The blood is then centrifuged in two steps, to remove unwanted red blood cells and white blood cells, preserving the plasma, a yellow clear fluid, which is rich in platelets and important growth factors.
This serum is then gently injected into the skin through a very fine needle. Recently, studies have shown that this approach boosts the skin with essential nutrients that allow it to renew itself, even after a single session. Among other interesting studies, there was an increased improvement of difficult acne scars after laser resurfacing on the side where PRP was added, and in another, a single PRP session improved the appearance and depth of the deep groove under the eye, known as tear trough. Also, PRP was found useful to help regrow hair after a hair loss episode and even in the common hereditary thinning process of androgenetic alopecia.
|Side not treated with PRP
||Side after 3 months of treatment|
This is like adding healthy fertilisers to the skin, and allowing nature to fix itself, or even following up by added activation using laser for example. In my practice, initial one-sided treatments showed improvement of texture, acne scars and even laugh lines, after a single session, lasting several months!

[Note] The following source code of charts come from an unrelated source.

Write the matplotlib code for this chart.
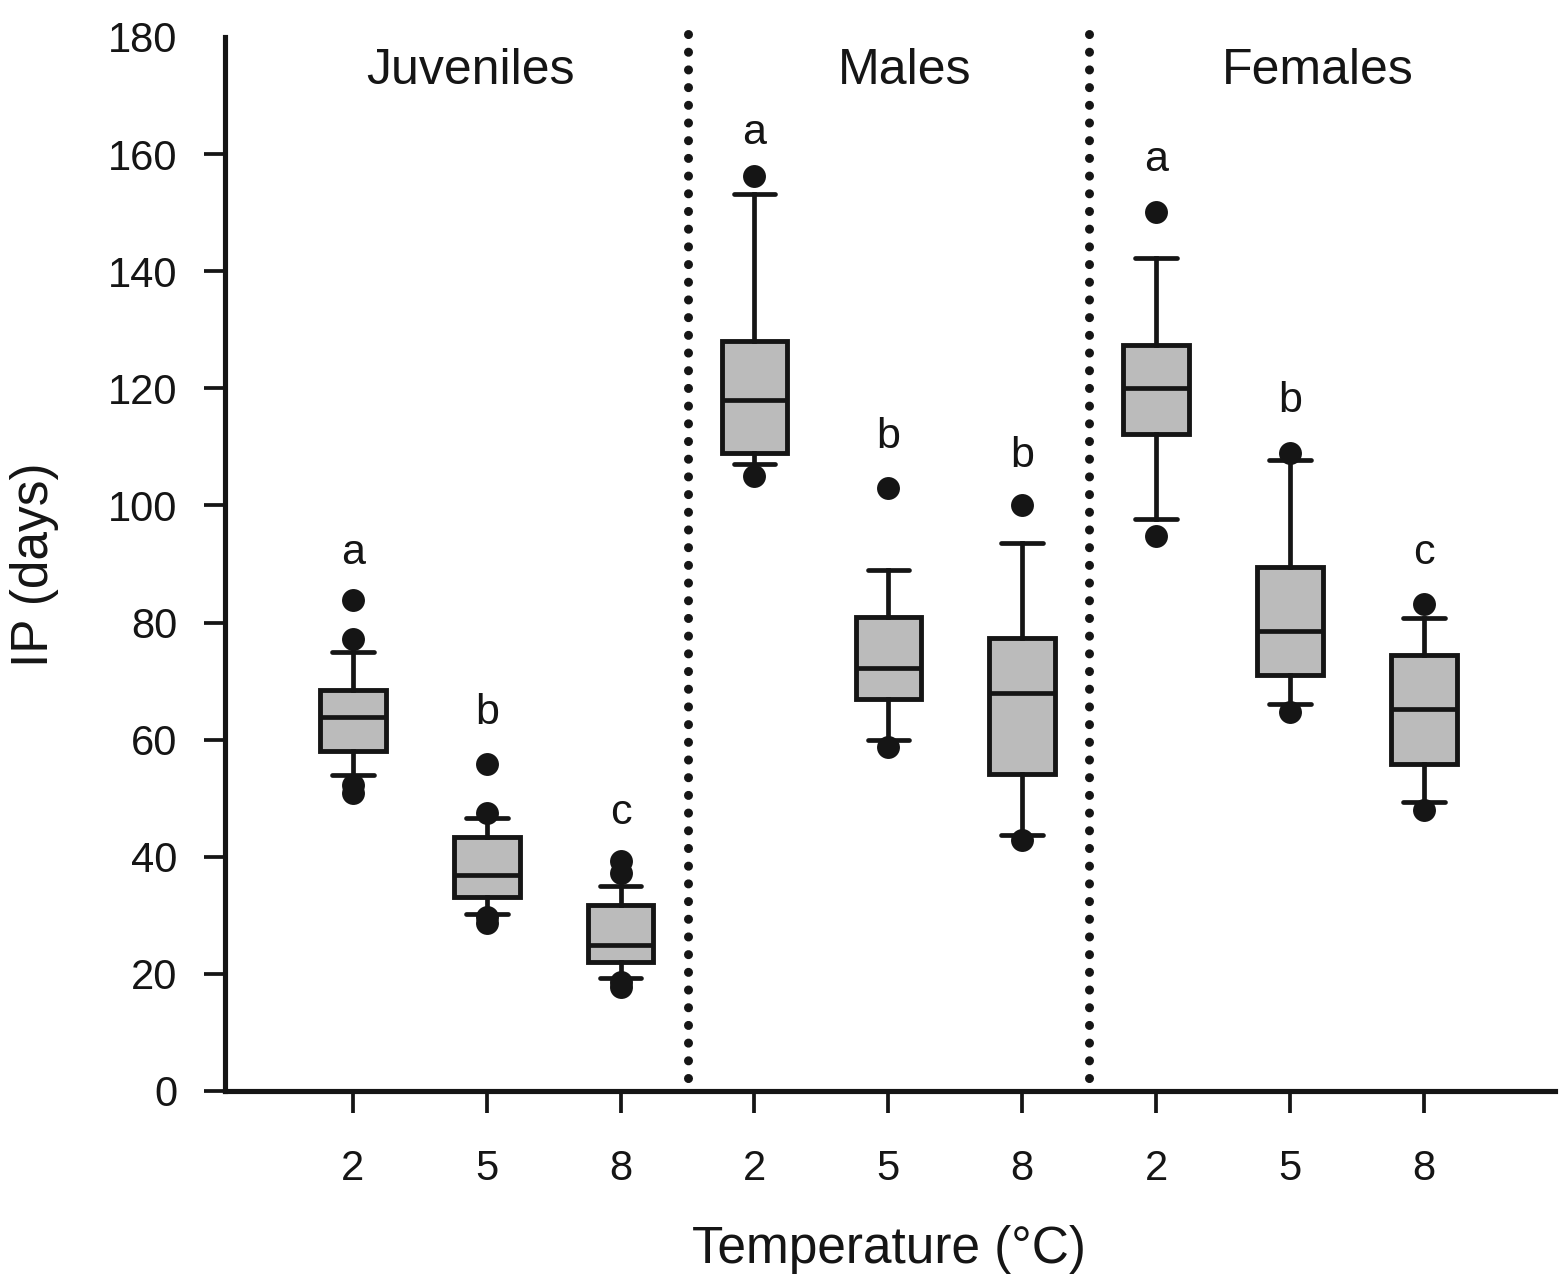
import matplotlib
matplotlib.use("Agg")
import matplotlib.pyplot as plt

plt.rcParams['font.family'] = ['Liberation Sans', 'DejaVu Sans']

# box stats (IP in days)
positions = [1, 2, 3, 4, 5, 6, 7, 8, 9]
temp_labels = ['2', '5', '8', '2', '5', '8', '2', '5', '8']
whisker_low = [53.9, 30.2, 19.3, 107.1, 59.9, 43.7, 97.7, 66.0, 49.3]
q1 = [58.0, 33.1, 22.0, 109.0, 66.9, 54.2, 112.2, 71.0, 55.9]
median = [63.8, 36.8, 24.9, 118.0, 72.2, 67.9, 120.1, 78.5, 65.3]
q3 = [68.4, 43.3, 31.7, 128.1, 80.9, 77.3, 127.4, 89.4, 74.4]
whisker_high = [74.9, 46.6, 35.0, 153.2, 89.0, 93.5, 142.3, 107.8, 80.7]
outliers = [
    [83.9, 77.1, 52.2, 50.8],
    [55.9, 47.4, 29.7, 28.7],
    [39.2, 37.2, 18.6, 17.7],
    [156.2, 105.1],
    [103.0, 58.7],
    [100.0, 42.8],
    [150.1, 94.8],
    [109.0, 64.8],
    [83.1, 47.9],
]

# significance letters
letters = ['a', 'b', 'c', 'a', 'b', 'b', 'a', 'b', 'c']
letter_y = [91.8, 64.5, 47.4, 163.6, 111.6, 108.5, 159.0, 117.9, 91.8]

groups = ['Juveniles', 'Males', 'Females']
group_x = [1.88, 5.12, 8.21]
group_y = 174.2
dividers = [3.5, 6.5]

stats = []
for i in range(len(positions)):
    stats.append({'whislo': whisker_low[i], 'q1': q1[i], 'med': median[i],
                  'q3': q3[i], 'whishi': whisker_high[i], 'fliers': outliers[i]})

fig = plt.figure(figsize=(15.59, 12.88), dpi=100)
ax = fig.add_axes([0.1443, 0.1530, 0.8531, 0.8183])

ink = '#151515'
ax.bxp(stats, positions=positions, widths=0.49, capwidths=0.31, patch_artist=True,
       boxprops=dict(facecolor='#bbbbbb', edgecolor=ink, linewidth=3.5),
       medianprops=dict(color=ink, linewidth=3.4),
       whiskerprops=dict(color=ink, linewidth=3.4),
       capprops=dict(color=ink, linewidth=3.4, solid_capstyle='round'),
       flierprops=dict(marker='o', markerfacecolor=ink, markeredgecolor='none',
                       markersize=16.5))

for xd in dividers:
    ax.plot([xd, xd], [180.5, 0], color=ink, linewidth=6.5,
            linestyle=(0, (0.01, 1.95)), dash_capstyle='round', clip_on=False)

for x, t, y in zip(positions, letters, letter_y):
    ax.text(x, y, t, ha='center', va='center', fontsize=31, color=ink)

for x, g in zip(group_x, groups):
    ax.text(x, group_y, g, ha='center', va='center', fontsize=36, color=ink)

ax.set_xlim(0.044, 9.98)
ax.set_ylim(0, 180)
ax.set_xticks(positions)
ax.set_xticklabels(temp_labels)
ax.set_yticks(range(0, 181, 20))

ax.spines['top'].set_visible(False)
ax.spines['right'].set_visible(False)
for s in ['left', 'bottom']:
    ax.spines[s].set_linewidth(3.7)
    ax.spines[s].set_color(ink)

ax.tick_params(axis='y', direction='out', length=15, width=2.7, pad=19,
               labelsize=30, colors=ink)
ax.tick_params(axis='x', direction='out', length=16, width=2.7, pad=26,
               labelsize=30, colors=ink)
ax.yaxis.get_major_ticks()[-1].tick1line.set_visible(False)

fig.text(889 / 1559, 1 - 1250 / 1288, 'Temperature (°C)', ha='center', va='center',
         fontsize=37, color=ink)
fig.text(35 / 1559, 1 - 565 / 1288, 'IP (days)', ha='center', va='center',
         rotation=90, fontsize=37, color=ink)

fig.savefig('out.png', dpi=100)
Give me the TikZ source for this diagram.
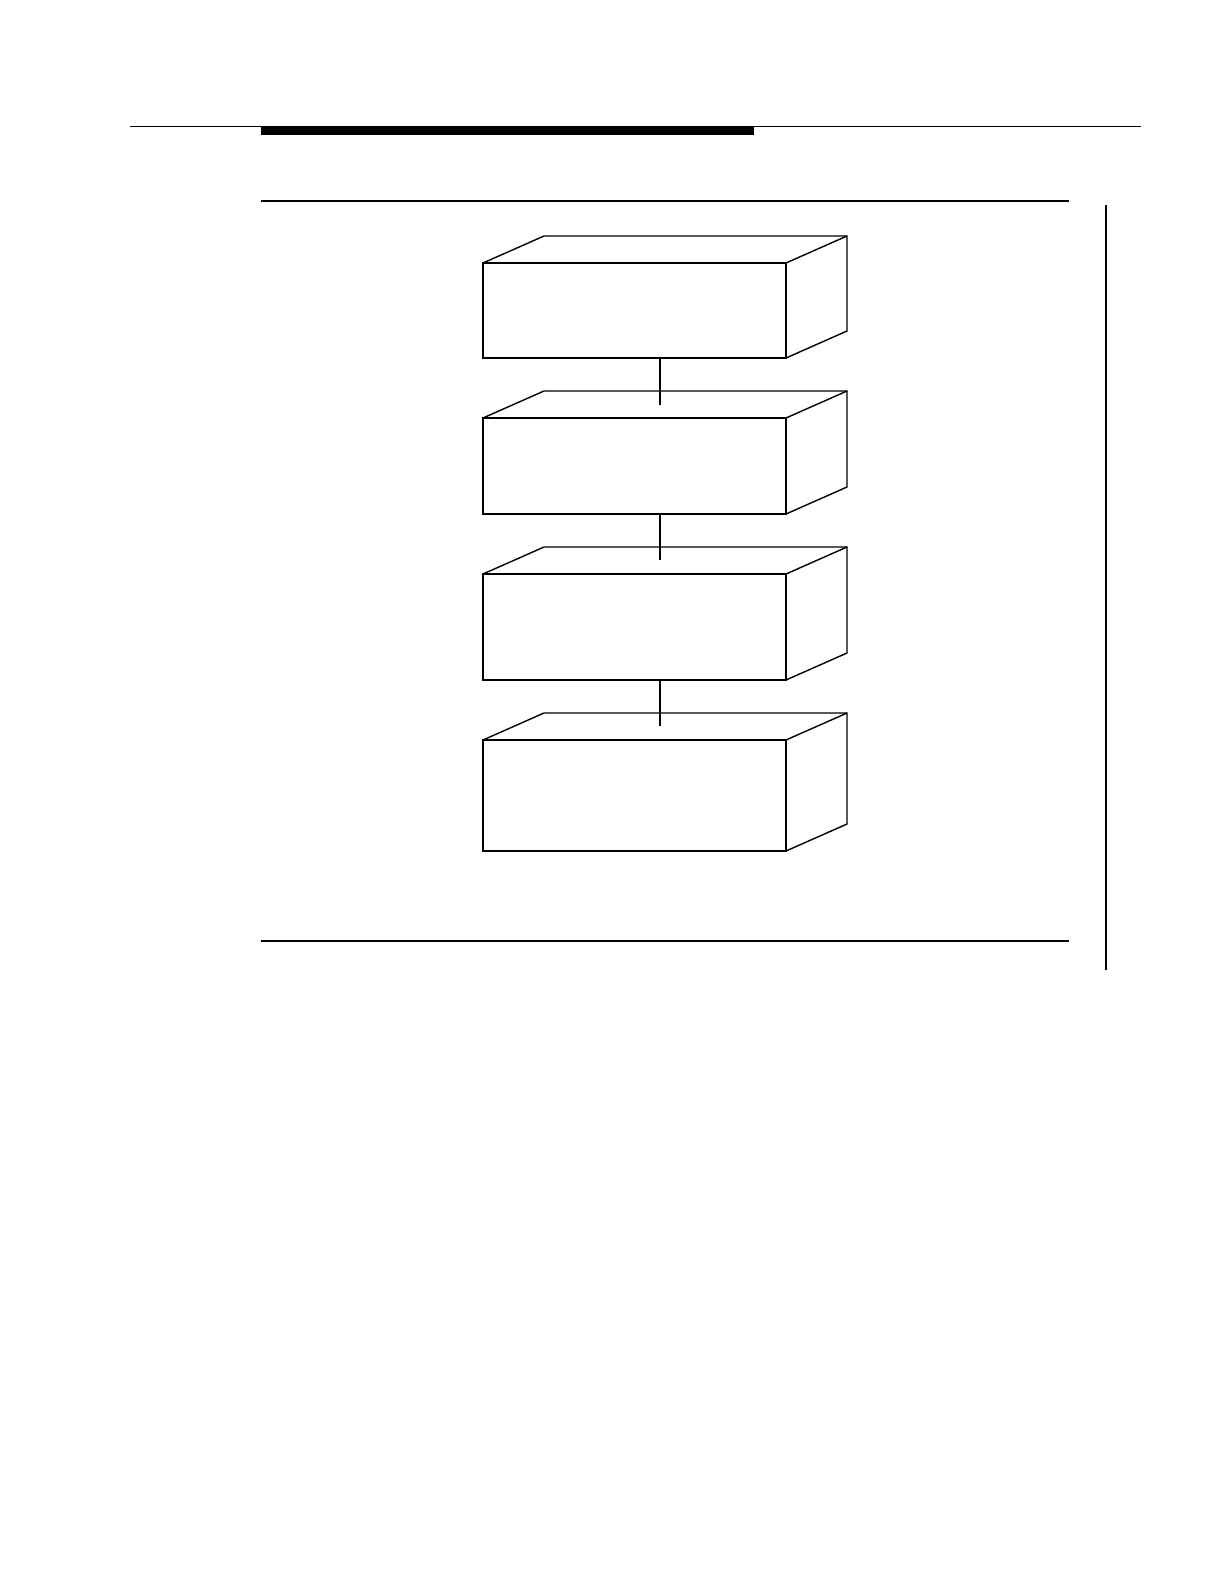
\documentclass[tikz,border=0pt]{standalone}
\usetikzlibrary{calc}
\begin{document}
\begin{tikzpicture}[x=1pt,y=-1pt,
  face/.style={draw,line width=1.4pt,line join=miter},
  frontbox/.style={draw,line width=1.4pt,rectangle,inner sep=0pt,outer sep=0pt,minimum width=303pt,anchor=north west},
  rule/.style={line width=#1}]
\useasboundingbox (0,0) rectangle (1224,1584);
% page rules
\draw[rule=1pt] (130,127) -- (1141,127);
\fill (261,126) rectangle (754,135);
\draw[rule=2pt] (261,201) -- (1069,201);
\draw[rule=1.2pt] (261,941) -- (1069,941);
\draw[rule=2pt] (1106,205) -- (1106,970);
% boxes
\foreach \n/\t/\h in {1/263/95,2/418/96,3/574/106,4/740/111}{
  \node[frontbox,minimum height=\h pt] (b\n) at (483,\t) {};
  \draw[face] (b\n.north west) -- ++(61,-27) -- ++(303,0) -- ++(0,\h) -- (b\n.south east);
  \draw[face] (b\n.north east) -- ++(61,-27);
}
% connectors
\coordinate (c12) at (660,405);
\coordinate (c23) at (660,560);
\coordinate (c34) at (660,726);
\draw[line width=1.4pt] (b1.south -| c12) -- (c12);
\draw[line width=1.4pt] (b2.south -| c23) -- (c23);
\draw[line width=1.4pt] (b3.south -| c34) -- (c34);
\end{tikzpicture}
\end{document}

A PRP session takes about 20 minutes, may leave a few bruises, though not much because of the platelets and other factors such as fibrinogen that are included and that help reduce bleeding. It is advisable to repeat it after 3-4 months to optimise results, and then once or twice a year as needed. PRP is most useful in areas of skin laxity such as the face and around the eyes, the neck, and any other area of loose skin
especially of the abdomen and knees. It is also recommended in preparation for resurfacing of the skin, and to treat hair loss. As a preparation, it is advised to avoid aspirin, anti-inflammatories and vitamins such as Vitamin E and Omega-3 for a week, and avoid alcohol and garlic for 3 days.
Like all dermatological procedures, PRP requires knowledge in dermatology, and in addition, the proper handling of blood. PRP carries a risk of infection and other complications, which are extremely rare when done in the proper setting. PRP should only be done by specialised physicians in a proper medical setting.